Your objective:
Repeat only what lies from the line with "Write a web" to the line with "['#9a9a9a', '#9a9a9a', '#888888', '#5e5e5e', '#2a2a2a'];", those two lines included, exactly as it stands; omit any images.

Rows:
• • •
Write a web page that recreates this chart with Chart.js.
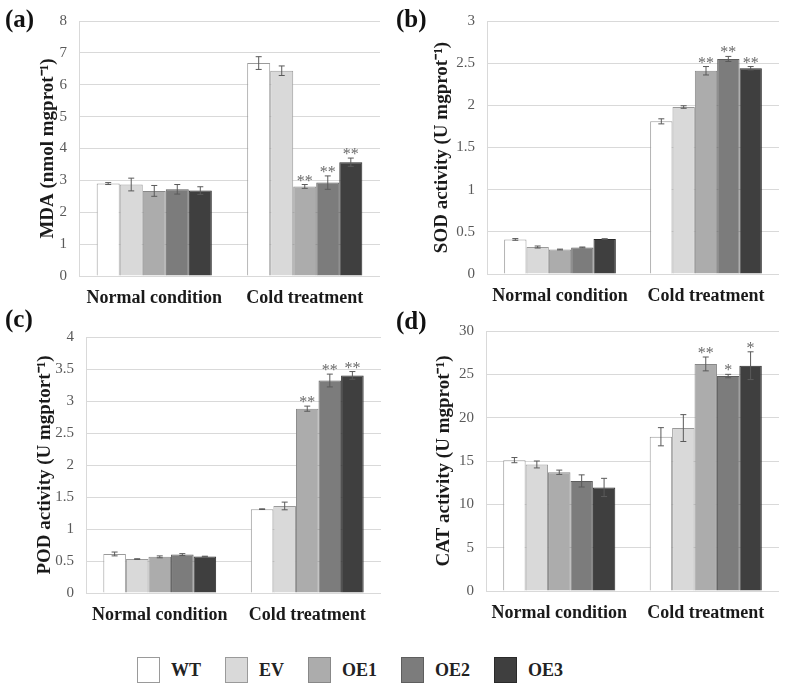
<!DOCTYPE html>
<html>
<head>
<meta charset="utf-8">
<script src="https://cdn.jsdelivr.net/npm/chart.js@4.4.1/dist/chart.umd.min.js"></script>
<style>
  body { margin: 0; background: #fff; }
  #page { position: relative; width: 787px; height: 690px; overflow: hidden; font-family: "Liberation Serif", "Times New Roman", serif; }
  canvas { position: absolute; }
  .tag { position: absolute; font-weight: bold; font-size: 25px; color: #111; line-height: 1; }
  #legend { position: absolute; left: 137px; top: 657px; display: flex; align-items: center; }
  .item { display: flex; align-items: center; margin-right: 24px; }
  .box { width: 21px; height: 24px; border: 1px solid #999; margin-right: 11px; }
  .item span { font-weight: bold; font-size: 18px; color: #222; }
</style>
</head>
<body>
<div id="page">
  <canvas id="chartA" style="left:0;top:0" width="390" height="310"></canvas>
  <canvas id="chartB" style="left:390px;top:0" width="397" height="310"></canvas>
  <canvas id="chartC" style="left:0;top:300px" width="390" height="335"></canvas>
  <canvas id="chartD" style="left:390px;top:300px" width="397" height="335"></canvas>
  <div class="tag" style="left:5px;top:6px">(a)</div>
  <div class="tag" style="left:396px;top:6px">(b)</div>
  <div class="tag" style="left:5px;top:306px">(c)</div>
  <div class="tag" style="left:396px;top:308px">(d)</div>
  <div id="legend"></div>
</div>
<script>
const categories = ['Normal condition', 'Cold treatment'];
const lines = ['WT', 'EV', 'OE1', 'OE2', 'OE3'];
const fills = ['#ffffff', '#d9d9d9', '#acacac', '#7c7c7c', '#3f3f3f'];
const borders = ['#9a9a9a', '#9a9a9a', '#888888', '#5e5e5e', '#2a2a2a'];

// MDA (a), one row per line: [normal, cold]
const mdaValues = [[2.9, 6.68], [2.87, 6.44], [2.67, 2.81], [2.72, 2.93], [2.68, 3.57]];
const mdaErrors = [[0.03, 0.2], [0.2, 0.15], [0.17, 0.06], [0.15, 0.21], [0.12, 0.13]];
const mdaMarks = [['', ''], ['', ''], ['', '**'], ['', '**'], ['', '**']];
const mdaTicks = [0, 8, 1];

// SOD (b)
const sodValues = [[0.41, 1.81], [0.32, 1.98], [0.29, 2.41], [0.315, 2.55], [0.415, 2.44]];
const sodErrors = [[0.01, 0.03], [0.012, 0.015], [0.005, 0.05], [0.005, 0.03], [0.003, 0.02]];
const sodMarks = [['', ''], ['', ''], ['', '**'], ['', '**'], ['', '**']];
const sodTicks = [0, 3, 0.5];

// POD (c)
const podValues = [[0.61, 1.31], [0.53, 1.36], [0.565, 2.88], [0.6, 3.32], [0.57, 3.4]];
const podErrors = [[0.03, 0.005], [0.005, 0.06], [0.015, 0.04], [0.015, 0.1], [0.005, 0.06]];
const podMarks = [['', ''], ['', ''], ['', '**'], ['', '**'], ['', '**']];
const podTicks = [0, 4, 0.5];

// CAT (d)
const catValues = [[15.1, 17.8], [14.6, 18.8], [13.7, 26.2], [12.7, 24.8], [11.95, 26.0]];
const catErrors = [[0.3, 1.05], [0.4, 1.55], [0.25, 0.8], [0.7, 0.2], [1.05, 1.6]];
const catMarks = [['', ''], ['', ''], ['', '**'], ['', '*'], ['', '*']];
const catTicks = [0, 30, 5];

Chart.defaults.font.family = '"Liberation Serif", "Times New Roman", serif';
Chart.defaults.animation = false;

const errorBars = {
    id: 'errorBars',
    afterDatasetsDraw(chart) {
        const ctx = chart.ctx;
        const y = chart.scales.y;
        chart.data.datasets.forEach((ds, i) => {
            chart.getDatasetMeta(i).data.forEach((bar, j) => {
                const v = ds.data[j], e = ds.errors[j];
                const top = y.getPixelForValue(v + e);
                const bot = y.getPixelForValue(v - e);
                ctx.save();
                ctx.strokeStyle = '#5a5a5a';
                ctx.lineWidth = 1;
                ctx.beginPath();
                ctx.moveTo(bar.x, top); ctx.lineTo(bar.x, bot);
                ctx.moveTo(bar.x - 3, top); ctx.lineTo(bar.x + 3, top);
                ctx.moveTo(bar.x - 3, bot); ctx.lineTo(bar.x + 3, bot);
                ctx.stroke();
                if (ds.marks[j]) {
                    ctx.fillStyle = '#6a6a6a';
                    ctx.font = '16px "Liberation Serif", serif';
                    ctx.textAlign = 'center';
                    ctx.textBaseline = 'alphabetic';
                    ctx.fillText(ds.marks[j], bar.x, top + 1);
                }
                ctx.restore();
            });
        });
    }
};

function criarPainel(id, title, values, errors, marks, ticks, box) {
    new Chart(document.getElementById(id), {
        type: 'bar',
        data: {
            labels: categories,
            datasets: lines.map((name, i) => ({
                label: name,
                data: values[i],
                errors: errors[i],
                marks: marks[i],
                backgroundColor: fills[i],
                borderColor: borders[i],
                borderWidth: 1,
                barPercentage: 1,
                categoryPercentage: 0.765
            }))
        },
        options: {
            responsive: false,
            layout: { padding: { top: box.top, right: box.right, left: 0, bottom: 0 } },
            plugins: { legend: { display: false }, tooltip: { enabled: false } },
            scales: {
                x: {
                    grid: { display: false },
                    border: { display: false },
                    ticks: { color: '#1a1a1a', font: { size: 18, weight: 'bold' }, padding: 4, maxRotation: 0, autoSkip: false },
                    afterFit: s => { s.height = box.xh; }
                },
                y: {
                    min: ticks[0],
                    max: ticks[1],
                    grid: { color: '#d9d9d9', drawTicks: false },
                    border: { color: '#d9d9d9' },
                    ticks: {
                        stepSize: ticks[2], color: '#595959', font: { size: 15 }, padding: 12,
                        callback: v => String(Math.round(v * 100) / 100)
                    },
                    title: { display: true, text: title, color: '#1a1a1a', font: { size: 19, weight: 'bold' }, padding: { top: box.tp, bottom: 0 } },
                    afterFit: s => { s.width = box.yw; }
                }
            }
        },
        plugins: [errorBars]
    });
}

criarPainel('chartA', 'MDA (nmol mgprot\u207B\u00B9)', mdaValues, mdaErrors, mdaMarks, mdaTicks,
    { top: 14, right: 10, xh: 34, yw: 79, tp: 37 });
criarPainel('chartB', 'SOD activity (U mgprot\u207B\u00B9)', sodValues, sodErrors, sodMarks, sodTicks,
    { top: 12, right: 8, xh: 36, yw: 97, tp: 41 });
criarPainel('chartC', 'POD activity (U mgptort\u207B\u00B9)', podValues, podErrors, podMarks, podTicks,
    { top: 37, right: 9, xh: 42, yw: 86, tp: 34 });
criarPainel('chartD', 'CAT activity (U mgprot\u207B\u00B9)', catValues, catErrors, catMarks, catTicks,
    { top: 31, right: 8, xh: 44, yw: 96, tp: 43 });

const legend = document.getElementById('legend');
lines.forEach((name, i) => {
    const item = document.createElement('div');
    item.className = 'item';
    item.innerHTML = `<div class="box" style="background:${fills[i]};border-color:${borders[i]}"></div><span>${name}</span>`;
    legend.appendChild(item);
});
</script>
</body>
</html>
• • •
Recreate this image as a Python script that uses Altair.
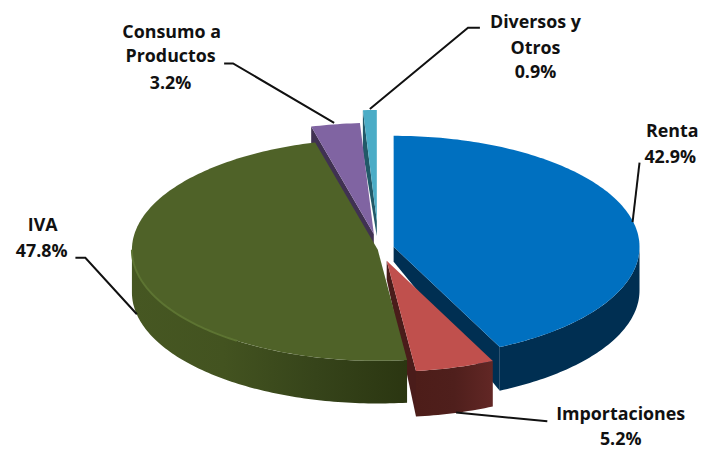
• • •
Solution to this task:
Write a web page that recreates this chart with Chart.js.
<!DOCTYPE html>
<html>
<head>
<meta charset="utf-8">
<script src="https://cdn.jsdelivr.net/npm/chart.js@4.4.1/dist/chart.umd.min.js"></script>
<style>
  body { margin: 0; background: #fff; }
  #page { position: relative; width: 787px; height: 690px; overflow: hidden; font-family: "Liberation Serif", "Times New Roman", serif; }
  canvas { position: absolute; }
  .tag { position: absolute; font-weight: bold; font-size: 25px; color: #111; line-height: 1; }
  #legend { position: absolute; left: 137px; top: 657px; display: flex; align-items: center; }
  .item { display: flex; align-items: center; margin-right: 24px; }
  .box { width: 21px; height: 24px; border: 1px solid #999; margin-right: 11px; }
  .item span { font-weight: bold; font-size: 18px; color: #222; }
</style>
</head>
<body>
<div id="page">
  <canvas id="chartA" style="left:0;top:0" width="390" height="310"></canvas>
  <canvas id="chartB" style="left:390px;top:0" width="397" height="310"></canvas>
  <canvas id="chartC" style="left:0;top:300px" width="390" height="335"></canvas>
  <canvas id="chartD" style="left:390px;top:300px" width="397" height="335"></canvas>
  <div class="tag" style="left:5px;top:6px">(a)</div>
  <div class="tag" style="left:396px;top:6px">(b)</div>
  <div class="tag" style="left:5px;top:306px">(c)</div>
  <div class="tag" style="left:396px;top:308px">(d)</div>
  <div id="legend"></div>
</div>
<script>
const categories = ['Normal condition', 'Cold treatment'];
const lines = ['WT', 'EV', 'OE1', 'OE2', 'OE3'];
const fills = ['#ffffff', '#d9d9d9', '#acacac', '#7c7c7c', '#3f3f3f'];
const borders = ['#9a9a9a', '#9a9a9a', '#888888', '#5e5e5e', '#2a2a2a'];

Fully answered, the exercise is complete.